Short exercise:
Exactly the lines from the one containing "Write a web" through the one containing "const caption = '(a) Rail section';" are to be returned, please, without any pictures.

Lines of data
----

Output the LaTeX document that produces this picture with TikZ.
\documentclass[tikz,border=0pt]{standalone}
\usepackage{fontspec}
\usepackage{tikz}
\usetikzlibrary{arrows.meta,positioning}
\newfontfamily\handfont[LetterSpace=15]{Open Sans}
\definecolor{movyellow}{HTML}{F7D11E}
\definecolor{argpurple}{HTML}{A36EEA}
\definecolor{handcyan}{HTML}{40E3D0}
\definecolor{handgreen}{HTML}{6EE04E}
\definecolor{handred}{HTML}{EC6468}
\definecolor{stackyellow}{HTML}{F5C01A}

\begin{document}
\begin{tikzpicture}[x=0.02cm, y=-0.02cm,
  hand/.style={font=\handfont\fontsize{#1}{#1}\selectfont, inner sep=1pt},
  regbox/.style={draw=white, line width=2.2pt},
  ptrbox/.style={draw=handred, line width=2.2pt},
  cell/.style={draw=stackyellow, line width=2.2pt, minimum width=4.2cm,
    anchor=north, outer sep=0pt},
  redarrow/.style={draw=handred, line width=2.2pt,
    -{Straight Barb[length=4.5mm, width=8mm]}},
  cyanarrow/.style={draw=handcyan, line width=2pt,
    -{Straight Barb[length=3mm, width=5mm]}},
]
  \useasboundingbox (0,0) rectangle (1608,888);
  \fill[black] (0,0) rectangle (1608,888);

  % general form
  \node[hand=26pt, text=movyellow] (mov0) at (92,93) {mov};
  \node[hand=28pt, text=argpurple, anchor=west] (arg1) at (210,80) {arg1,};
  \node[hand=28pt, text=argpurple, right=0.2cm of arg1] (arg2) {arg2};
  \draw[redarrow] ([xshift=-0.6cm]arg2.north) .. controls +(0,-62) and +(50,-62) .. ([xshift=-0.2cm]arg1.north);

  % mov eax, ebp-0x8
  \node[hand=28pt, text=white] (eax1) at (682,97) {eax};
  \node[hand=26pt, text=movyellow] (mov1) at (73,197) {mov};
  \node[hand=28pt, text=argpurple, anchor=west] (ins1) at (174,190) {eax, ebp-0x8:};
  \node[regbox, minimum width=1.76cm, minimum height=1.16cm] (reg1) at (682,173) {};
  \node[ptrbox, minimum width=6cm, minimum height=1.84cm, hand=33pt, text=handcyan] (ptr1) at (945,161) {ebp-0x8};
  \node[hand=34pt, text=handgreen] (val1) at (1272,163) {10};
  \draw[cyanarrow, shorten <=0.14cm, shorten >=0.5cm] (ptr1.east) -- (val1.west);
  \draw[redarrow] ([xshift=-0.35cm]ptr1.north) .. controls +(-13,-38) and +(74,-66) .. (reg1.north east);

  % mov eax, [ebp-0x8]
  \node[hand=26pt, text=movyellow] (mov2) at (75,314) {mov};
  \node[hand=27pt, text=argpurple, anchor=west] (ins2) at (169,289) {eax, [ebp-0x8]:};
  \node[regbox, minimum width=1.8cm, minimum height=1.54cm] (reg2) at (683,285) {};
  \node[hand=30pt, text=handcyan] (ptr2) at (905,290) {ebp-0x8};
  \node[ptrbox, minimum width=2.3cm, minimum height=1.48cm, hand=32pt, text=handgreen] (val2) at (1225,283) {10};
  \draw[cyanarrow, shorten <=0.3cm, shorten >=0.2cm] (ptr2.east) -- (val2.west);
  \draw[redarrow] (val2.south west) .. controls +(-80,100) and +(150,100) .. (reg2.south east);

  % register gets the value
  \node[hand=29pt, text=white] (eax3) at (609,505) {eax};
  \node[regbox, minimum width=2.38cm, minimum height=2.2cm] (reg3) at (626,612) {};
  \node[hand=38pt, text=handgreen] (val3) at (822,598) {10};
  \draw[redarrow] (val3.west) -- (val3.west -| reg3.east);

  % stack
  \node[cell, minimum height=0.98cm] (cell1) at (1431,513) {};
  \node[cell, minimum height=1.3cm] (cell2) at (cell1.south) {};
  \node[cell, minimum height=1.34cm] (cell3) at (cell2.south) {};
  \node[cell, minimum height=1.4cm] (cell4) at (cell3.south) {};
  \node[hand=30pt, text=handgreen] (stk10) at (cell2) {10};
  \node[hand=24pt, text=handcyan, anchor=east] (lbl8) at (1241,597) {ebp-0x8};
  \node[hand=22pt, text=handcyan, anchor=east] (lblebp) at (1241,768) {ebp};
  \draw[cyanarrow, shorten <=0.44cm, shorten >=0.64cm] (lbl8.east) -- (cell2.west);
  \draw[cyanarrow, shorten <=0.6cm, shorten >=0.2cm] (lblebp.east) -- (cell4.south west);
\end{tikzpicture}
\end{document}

----

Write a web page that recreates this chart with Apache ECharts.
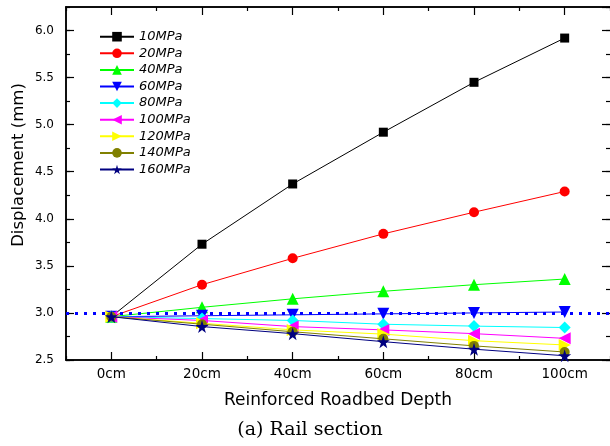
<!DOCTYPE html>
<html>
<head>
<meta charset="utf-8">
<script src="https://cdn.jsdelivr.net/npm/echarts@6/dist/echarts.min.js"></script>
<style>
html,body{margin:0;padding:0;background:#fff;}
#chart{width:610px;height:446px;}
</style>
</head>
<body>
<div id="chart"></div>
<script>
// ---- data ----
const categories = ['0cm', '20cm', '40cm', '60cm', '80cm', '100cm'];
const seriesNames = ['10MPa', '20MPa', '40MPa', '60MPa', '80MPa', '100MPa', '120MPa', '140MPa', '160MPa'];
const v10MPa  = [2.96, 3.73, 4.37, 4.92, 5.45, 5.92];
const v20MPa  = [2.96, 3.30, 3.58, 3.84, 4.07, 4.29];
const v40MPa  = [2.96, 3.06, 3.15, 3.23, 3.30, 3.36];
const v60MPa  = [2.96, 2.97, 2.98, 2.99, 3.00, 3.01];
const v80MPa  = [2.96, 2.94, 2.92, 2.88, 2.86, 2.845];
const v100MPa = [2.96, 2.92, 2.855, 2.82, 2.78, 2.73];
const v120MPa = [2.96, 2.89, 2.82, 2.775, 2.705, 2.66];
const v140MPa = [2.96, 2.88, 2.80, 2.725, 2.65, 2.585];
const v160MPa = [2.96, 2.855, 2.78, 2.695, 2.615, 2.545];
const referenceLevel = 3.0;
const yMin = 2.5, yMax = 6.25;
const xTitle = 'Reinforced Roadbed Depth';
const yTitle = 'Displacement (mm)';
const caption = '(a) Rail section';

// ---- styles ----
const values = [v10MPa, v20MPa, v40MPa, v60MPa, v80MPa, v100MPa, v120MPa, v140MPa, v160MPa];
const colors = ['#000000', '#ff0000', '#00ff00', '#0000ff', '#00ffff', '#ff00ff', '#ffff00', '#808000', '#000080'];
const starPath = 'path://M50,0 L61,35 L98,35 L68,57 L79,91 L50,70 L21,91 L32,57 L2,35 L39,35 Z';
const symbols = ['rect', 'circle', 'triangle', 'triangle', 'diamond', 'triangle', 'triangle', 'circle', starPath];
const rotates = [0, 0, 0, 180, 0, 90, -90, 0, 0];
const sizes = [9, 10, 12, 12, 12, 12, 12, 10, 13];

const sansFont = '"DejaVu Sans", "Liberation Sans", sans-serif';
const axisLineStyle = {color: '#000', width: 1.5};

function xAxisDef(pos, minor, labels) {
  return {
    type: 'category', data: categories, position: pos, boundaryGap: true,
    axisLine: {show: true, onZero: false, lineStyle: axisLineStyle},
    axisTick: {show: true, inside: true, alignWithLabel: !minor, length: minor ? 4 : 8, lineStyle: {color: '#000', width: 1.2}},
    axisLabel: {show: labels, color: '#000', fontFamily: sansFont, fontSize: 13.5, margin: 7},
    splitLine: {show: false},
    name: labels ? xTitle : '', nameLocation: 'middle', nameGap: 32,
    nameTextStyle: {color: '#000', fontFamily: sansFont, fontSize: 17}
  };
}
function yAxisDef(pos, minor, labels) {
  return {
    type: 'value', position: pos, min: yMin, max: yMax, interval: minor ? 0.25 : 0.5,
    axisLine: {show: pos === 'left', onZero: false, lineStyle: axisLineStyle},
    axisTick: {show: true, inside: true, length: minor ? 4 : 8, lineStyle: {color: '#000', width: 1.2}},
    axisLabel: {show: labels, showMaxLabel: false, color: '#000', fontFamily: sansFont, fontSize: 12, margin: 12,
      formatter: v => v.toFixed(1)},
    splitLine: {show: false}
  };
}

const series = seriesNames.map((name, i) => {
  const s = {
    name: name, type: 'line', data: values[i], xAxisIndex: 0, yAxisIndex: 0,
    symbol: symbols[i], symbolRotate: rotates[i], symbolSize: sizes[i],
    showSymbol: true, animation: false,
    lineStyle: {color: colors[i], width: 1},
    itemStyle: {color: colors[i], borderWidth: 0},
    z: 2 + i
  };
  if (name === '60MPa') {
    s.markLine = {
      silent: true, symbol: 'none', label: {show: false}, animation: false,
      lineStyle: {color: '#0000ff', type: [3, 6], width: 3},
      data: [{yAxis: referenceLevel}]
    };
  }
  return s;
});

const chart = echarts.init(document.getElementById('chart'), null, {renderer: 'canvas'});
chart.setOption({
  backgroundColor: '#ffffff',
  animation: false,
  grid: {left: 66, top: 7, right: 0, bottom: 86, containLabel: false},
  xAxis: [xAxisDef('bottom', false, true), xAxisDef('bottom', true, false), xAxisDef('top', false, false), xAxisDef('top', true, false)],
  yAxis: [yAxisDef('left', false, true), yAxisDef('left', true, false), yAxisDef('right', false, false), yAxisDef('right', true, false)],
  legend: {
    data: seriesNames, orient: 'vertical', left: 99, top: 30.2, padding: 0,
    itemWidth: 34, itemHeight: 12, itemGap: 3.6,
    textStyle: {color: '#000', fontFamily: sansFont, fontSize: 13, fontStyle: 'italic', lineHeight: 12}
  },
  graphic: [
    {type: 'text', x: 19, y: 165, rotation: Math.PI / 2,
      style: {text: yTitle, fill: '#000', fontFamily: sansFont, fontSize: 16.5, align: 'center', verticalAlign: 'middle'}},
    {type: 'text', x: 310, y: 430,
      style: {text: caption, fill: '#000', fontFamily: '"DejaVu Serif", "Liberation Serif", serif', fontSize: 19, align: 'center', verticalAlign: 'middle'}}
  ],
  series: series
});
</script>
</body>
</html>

----

Written solution:
Write a web page that recreates this chart with Apache ECharts.
<!DOCTYPE html>
<html>
<head>
<meta charset="utf-8">
<script src="https://cdn.jsdelivr.net/npm/echarts@6/dist/echarts.min.js"></script>
<style>
html,body{margin:0;padding:0;background:#fff;}
#chart{width:610px;height:446px;}
</style>
</head>
<body>
<div id="chart"></div>
<script>
// ---- data ----
const categories = ['0cm', '20cm', '40cm', '60cm', '80cm', '100cm'];
const seriesNames = ['10MPa', '20MPa', '40MPa', '60MPa', '80MPa', '100MPa', '120MPa', '140MPa', '160MPa'];
const v10MPa  = [2.96, 3.73, 4.37, 4.92, 5.45, 5.92];
const v20MPa  = [2.96, 3.30, 3.58, 3.84, 4.07, 4.29];
const v40MPa  = [2.96, 3.06, 3.15, 3.23, 3.30, 3.36];
const v60MPa  = [2.96, 2.97, 2.98, 2.99, 3.00, 3.01];
const v80MPa  = [2.96, 2.94, 2.92, 2.88, 2.86, 2.845];
const v100MPa = [2.96, 2.92, 2.855, 2.82, 2.78, 2.73];
const v120MPa = [2.96, 2.89, 2.82, 2.775, 2.705, 2.66];
const v140MPa = [2.96, 2.88, 2.80, 2.725, 2.65, 2.585];
const v160MPa = [2.96, 2.855, 2.78, 2.695, 2.615, 2.545];
const referenceLevel = 3.0;
const yMin = 2.5, yMax = 6.25;
const xTitle = 'Reinforced Roadbed Depth';
const yTitle = 'Displacement (mm)';
const caption = '(a) Rail section';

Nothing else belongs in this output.